Labour has urged Scotland's top prosecutor to come to Holyrood and explain the delay in launching legal proceedings against a disgraced lawyer who managed irregular property deals involving an SNP MP.

Labour's public services spokeswoman Jackie Baillie has lodged a topical question asking when the Crown Office "was first notified of allegations of mortgage fraud against Christopher Hales", the lawyer who acted for property dealer Michelle Thomson before she was elected an SNP MP.

If selected, the Lord Advocate could be called to parliament as early as Tuesday afternoon.

Ms Thomson has stood down as SNP business spokeswoman and surrendered the party whip until the Hales investigation has concluded.

The SNP has now removed "The 56" merchandise from sale on its website. It was launched following the unprecedented election of 56 SNP MPs in May but Ms Thomson's suspension has reduced their ranks to 55 MPs.

Last week, the Law Society said its director of financial compliance Ian Messer "informally" raised concerns about the Hales case during two separate meetings with prosecutors in December 2014 and April 2015.

However, the Law Society did not "formally" submit its evidence to the Crown until July 2015, two months after Ms Thomson was elected SNP MP for Edinburgh West. It then took prosecutors just six days to launch a criminal investigation.

Law Society chief executive Lorna Jack gave an "absolute and categorical assurance" last week that the election played no part in the delay.

She said Mr Messer would have seen Ms Thomson's name in the unredacted Hales report but may not have been aware she was a Westminster candidate.

The secretary to the Law Society committee that struck Mr Hales off, Sheila Kirkwood, is a personal acquaintance of Ms Thomson with close links to the SNP.

Ms Jack has pledged to look more deeply into Ms Kirkwood's links with Ms Thomson, but said she has received an assurance the secretary was unaware of the MP's links to Hales until she read about it in media reports.

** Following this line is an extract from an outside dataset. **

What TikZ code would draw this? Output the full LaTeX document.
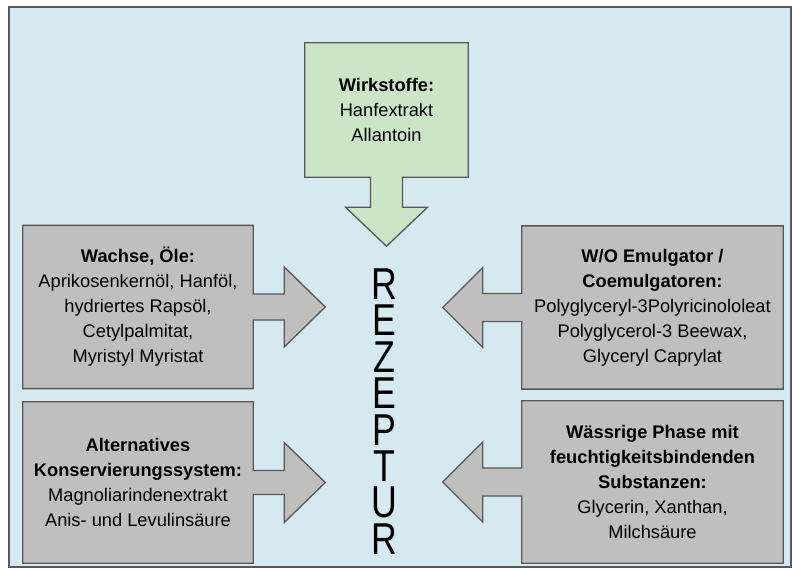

Ms Thomson is linked to 13 transactions Hales conducted in 2010-11 where properties were bought cheaply from clients looking for a quick sale and sold at a huge mark-up the same day and where complicated "cashback" deals were used to artificially inflate property prices to secure bigger loans from lenders.

Ms Baillie said: "Big questions remain unanswered about the role of the Crown Office in all of this.

"If the Presiding Officer does not select the question that would bring the Lord Advocate to Parliament, as she is entitled to do, he should volunteer to make a statement.

"The Scottish public deserve some transparency, something which has been lacking in recent days."

Commenting on the withdrawal of "The 56" merchandise, a Scottish Conservative spokesman said: "It would appear the SNP's merchandise department has rather less confidence in Michelle Thomson than Nicola Sturgeon does."

In reference to the 55% of voters in the independence referendum who opted to stay in the UK, he added: "Perhaps now we will see the unusual situation of the nationalists backing 'the 55' for once."